The pipeline you’ve never heard of would be owned by Indigenous communities
Published Friday, September 21, 2018 1:55PM EDT
Last Updated Friday, September 21, 2018 3:33PM EDT
A proposed First Nations-led pipeline through northern Alberta and B.C. would protect Indigenous rights and be a world environmental leader, while unlocking Canada’s vast oil and gas reserves, says the project’s principal proponent.
It’s a twist in the story of First Nations people who have been on the frontlines of the national pipeline debates, leading protests and occupations against proposed pipelines running through their territories, while federal court rulings have quashed proposed projects, citing Ottawa’s failure to properly consult with First Nations communities.
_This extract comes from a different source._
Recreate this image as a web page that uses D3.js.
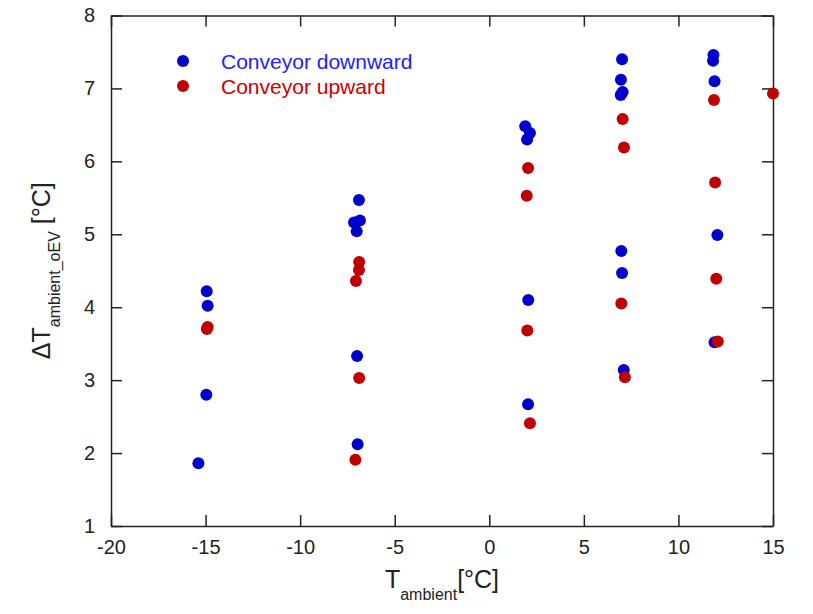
<html>
<head>
    <script src="https://d3js.org/d3.v7.min.js"></script>
    <style>
        body { margin: 0; background: #fff; }
        text { font-family: "Liberation Sans", Arial, sans-serif; }
    </style>
</head>
<body>
    <svg id="chart"></svg>
    <script>
        // conveyor downward (blue)
        var downX = [-14.94, -14.89, -14.96, -15.38,
            -6.89, -7.15, -6.84, -7.01, -6.99, -6.96,
            1.9, 2.15, 2.0, 2.06, 2.05,
            7.02, 6.96, 7.05, 6.95, 6.98, 7.02, 7.11,
            11.85, 11.83, 11.91, 12.06, 11.91];
        var downY = [4.22, 4.02, 2.80, 1.86,
            5.47, 5.16, 5.19, 5.04, 3.33, 2.12,
            6.48, 6.39, 6.30, 4.10, 2.67,
            7.40, 7.12, 6.95, 6.91, 4.77, 4.47, 3.14,
            7.46, 7.38, 7.10, 4.99, 3.52];
        // conveyor upward (red)
        var upX = [-14.89, -14.93,
            -6.88, -6.89, -7.05, -6.88, -7.08,
            2.05, 1.98, 2.01, 2.15,
            7.05, 7.12, 6.98, 7.17,
            11.88, 11.94, 12.0, 12.08,
            15.0];
        var upY = [3.73, 3.70,
            4.62, 4.51, 4.36, 3.03, 1.91,
            5.91, 5.53, 3.68, 2.41,
            6.58, 6.19, 4.05, 3.04,
            6.84, 5.71, 4.39, 3.53,
            6.93];
        var xTicks = [-20, -15, -10, -5, 0, 5, 10, 15];
        var yTicks = [1, 2, 3, 4, 5, 6, 7, 8];
        var legendNames = ["Conveyor downward", "Conveyor upward"];

        var W = 813, H = 614;
        var pLeft = 111, pRight = 773, pTop = 15.5, pBottom = 526;
        var svg = d3.select("#chart").attr("width", W).attr("height", H);

        var x = d3.scaleLinear().domain([-20, 15]).range([pLeft, pRight]);
        var y = d3.scaleLinear().domain([1, 8]).range([pBottom, pTop]);
        var fmt = function (d) { return String(d); };

        function styleAxis(g) {
            g.selectAll("path, line").attr("stroke", "#222").attr("stroke-width", 1.5);
            g.selectAll("text").attr("font-size", 20).attr("fill", "#222")
                .attr("font-family", "Liberation Sans, Arial, sans-serif");
        }

        svg.append("g").attr("transform", "translate(0," + pBottom + ")")
            .call(d3.axisBottom(x).tickValues(xTicks).tickFormat(fmt).tickSizeInner(-11).tickSizeOuter(0).tickPadding(14))
            .call(styleAxis);
        svg.append("g").attr("transform", "translate(0," + pTop + ")")
            .call(d3.axisTop(x).tickValues(xTicks).tickSizeInner(-11).tickSizeOuter(0).tickFormat(""))
            .call(styleAxis);
        svg.append("g").attr("transform", "translate(" + pLeft + ",0)")
            .call(d3.axisLeft(y).tickValues(yTicks).tickFormat(fmt).tickSizeInner(-11).tickSizeOuter(0).tickPadding(16))
            .call(styleAxis);
        svg.append("g").attr("transform", "translate(" + pRight + ",0)")
            .call(d3.axisRight(y).tickValues(yTicks).tickSizeInner(-11).tickSizeOuter(0).tickFormat(""))
            .call(styleAxis);

        // points
        svg.append("g").selectAll("circle")
            .data(d3.range(downX.length))
            .enter().append("circle")
            .attr("cx", function (i) { return x(downX[i]); })
            .attr("cy", function (i) { return y(downY[i]); })
            .attr("r", 6)
            .attr("fill", "#0000cc");
        svg.append("g").selectAll("circle")
            .data(d3.range(upX.length))
            .enter().append("circle")
            .attr("cx", function (i) { return x(upX[i]); })
            .attr("cy", function (i) { return y(upY[i]); })
            .attr("r", 6)
            .attr("fill", "#c00000");

        // legend
        var legColors = ["#0000cc", "#c00000"];
        var legText = ["#2222ff", "#cc0000"];
        legendNames.forEach(function (name, i) {
            var ly = 61 + i * 25;
            svg.append("circle").attr("cx", 183).attr("cy", ly).attr("r", 6).attr("fill", legColors[i]);
            svg.append("text").attr("x", 221).attr("y", ly).attr("dy", "0.36em")
                .attr("font-size", 21).attr("fill", legText[i]).text(name);
        });

        // x axis title
        var xt = svg.append("text").attr("x", (pLeft + pRight) / 2).attr("y", 588)
            .attr("text-anchor", "middle").attr("font-size", 25).attr("fill", "#222");
        xt.append("tspan").text("T");
        xt.append("tspan").attr("font-size", 16).attr("dy", 12).text("ambient");
        xt.append("tspan").attr("dy", -12).text("[°C]");

        // y axis title
        var yt = svg.append("text")
            .attr("transform", "translate(50," + ((pTop + pBottom) / 2) + ") rotate(-90)")
            .attr("text-anchor", "middle").attr("font-size", 25).attr("fill", "#222");
        yt.append("tspan").text("ΔT");
        yt.append("tspan").attr("font-size", 16).attr("dy", 10).text("ambient_oEV");
        yt.append("tspan").attr("dy", -10).text(" [°C]");
    </script>
</body>
</html>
All 35 First Nations along the proposed route for the 1,500-km Eagle Spirit pipeline are in support, says Calvin Helin, president of Eagle Spirit Energy Holdings. Under the proposal, First Nations would become the major equity holders, share in the profits and control the environmental model. Eagle Spirit is raising capital and plans to apply for federal regulatory approval next year.
Helin told CTV’s Your Morning Friday that the proposed environmental standard for the project is the best in the world.
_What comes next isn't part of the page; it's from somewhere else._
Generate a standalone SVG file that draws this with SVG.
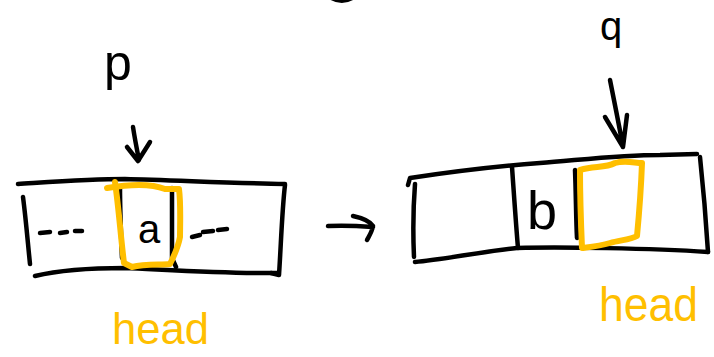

“They have a model that will bring a standard that is higher than the current proposed ocean protection plan by the federal government.”
The pipeline would cut more than 100 megatonnes of greenhouse gas emissions from the “current practice of extracting oil,” said Helin.
“It addresses all the criticisms of the current oilsands practices.”
The projected cost is about $12 billion, compared to about $6.5 billion for the Northern Gateway and $9.3 billion for Trans Mountain.
Eagle Spirit faces other major obstacles. Federal legislation passed the House of Commons earlier this year that would ban tankers carrying crude oil from loading or unloading at ports along the ecologically sensitive northern coast of British Columbia. The bill is now being considered by the Senate.
“This is something that has been done without consultation and is being challenged by the First Nations and they will quash it,” said Helin, who is a member of the Lax Kw'alaams First Nation on the north coast near Prince Rupert where the proposed pipeline would terminate.
Helin says the proposed port for Eagle Spirit is much safer than the one that was part of the Northern Gateway plan. The pipeline route also runs much further north through Alberta and B.C.
Prime Minister Justin Trudeau cancelled Northern Gateway in 2016 and a federal appeal court overturned approval of the Trans Mountain project last month, saying the approval process was flawed and failed to properly consult First Nations.
The Trudeau government is pressing forward with plans to purchase the Trans Mountain pipeline for $4.5 billion after Kinder Morgan Canada decided not to move forward with the expansion. The government announced its review of the marine impact of oil tanker traffic related to that development Friday, which was an element of the court’s decision.